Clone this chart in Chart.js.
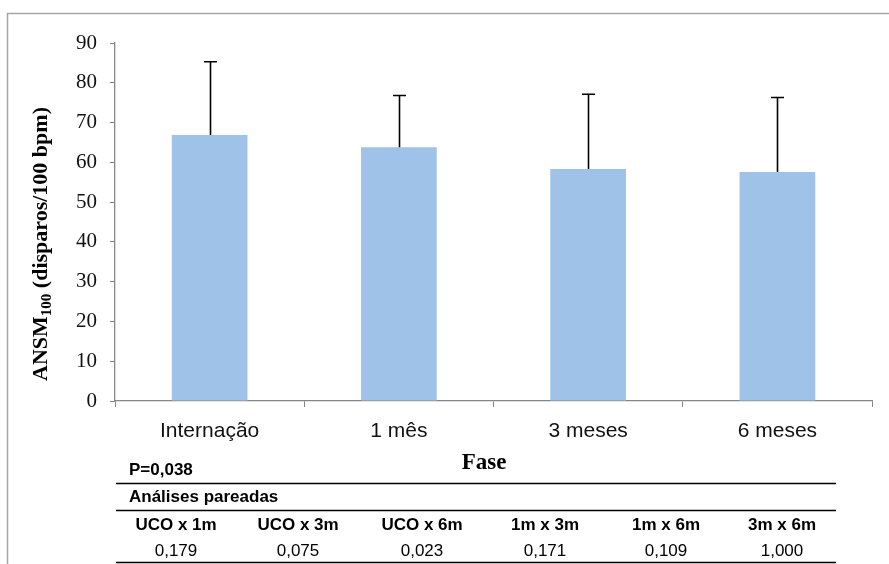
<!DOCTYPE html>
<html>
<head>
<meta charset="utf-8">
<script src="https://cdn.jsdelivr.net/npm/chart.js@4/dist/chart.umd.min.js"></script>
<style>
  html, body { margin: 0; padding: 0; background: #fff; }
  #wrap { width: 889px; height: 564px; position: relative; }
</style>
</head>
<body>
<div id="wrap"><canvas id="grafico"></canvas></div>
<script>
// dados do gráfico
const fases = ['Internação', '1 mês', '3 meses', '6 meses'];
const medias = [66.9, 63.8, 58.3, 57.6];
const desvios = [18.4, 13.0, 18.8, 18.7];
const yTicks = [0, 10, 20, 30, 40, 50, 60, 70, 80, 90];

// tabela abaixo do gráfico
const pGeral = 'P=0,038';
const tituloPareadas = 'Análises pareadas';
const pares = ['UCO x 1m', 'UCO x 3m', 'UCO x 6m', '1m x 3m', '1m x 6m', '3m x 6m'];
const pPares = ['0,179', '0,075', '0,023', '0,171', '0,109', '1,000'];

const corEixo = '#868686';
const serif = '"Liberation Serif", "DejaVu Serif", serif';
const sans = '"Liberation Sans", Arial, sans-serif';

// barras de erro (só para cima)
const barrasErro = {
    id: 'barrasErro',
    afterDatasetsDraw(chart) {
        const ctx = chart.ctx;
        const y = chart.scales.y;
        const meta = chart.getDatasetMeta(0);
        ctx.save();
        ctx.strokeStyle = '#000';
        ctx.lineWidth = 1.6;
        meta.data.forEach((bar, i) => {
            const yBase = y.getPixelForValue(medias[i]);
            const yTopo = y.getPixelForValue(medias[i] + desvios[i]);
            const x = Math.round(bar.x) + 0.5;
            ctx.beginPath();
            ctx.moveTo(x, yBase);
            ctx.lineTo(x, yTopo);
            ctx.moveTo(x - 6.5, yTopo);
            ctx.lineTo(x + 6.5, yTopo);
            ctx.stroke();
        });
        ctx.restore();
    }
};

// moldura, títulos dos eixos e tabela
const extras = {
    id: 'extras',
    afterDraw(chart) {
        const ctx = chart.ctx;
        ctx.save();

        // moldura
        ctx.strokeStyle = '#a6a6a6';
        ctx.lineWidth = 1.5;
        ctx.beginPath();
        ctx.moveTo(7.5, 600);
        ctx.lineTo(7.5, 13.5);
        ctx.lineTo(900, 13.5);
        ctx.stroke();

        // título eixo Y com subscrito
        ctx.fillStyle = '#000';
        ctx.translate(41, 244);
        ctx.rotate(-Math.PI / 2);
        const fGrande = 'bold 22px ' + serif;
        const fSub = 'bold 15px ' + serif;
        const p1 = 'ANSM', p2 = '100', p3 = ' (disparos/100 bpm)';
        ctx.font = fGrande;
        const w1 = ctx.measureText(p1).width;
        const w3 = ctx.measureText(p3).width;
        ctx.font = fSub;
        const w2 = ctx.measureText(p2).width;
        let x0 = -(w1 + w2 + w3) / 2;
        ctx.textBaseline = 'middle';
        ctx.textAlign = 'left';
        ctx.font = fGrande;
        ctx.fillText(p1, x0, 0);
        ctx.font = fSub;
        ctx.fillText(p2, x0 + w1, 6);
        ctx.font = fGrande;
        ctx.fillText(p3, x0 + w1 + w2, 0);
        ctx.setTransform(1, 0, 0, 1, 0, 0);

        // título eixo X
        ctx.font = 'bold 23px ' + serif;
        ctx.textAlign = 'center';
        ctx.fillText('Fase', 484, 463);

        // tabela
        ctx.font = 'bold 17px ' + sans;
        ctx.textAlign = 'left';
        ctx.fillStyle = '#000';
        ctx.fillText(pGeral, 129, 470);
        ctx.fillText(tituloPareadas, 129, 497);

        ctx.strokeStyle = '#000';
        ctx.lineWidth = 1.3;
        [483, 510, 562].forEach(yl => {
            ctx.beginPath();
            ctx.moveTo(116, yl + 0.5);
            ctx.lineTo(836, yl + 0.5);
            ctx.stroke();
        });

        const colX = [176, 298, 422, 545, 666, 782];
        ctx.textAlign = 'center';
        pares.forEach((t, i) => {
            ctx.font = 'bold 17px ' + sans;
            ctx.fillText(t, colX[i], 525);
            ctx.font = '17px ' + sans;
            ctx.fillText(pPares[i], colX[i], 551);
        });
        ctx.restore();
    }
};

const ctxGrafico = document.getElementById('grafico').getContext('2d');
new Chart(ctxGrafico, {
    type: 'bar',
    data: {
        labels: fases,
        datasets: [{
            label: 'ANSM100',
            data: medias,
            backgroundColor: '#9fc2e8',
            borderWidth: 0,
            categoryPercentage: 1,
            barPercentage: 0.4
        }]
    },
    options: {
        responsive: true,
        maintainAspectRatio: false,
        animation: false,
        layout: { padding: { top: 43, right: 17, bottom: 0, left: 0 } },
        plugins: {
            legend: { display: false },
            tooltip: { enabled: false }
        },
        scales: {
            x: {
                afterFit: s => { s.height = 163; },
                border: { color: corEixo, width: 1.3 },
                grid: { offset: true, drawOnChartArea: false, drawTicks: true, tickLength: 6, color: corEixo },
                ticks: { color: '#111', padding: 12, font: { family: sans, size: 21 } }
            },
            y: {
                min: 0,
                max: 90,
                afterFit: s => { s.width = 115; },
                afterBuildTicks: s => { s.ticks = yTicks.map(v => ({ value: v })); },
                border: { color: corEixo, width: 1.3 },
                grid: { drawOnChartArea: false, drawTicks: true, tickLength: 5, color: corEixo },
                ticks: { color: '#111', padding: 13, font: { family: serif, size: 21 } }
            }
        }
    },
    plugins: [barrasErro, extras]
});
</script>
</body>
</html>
────────
Look at the listing and set down only the lines from its start through the line with "70, 80, 90];", word for word and without pictures.

Clone this chart in Chart.js.
<!DOCTYPE html>
<html>
<head>
<meta charset="utf-8">
<script src="https://cdn.jsdelivr.net/npm/chart.js@4/dist/chart.umd.min.js"></script>
<style>
  html, body { margin: 0; padding: 0; background: #fff; }
  #wrap { width: 889px; height: 564px; position: relative; }
</style>
</head>
<body>
<div id="wrap"><canvas id="grafico"></canvas></div>
<script>
// dados do gráfico
const fases = ['Internação', '1 mês', '3 meses', '6 meses'];
const medias = [66.9, 63.8, 58.3, 57.6];
const desvios = [18.4, 13.0, 18.8, 18.7];
const yTicks = [0, 10, 20, 30, 40, 50, 60, 70, 80, 90];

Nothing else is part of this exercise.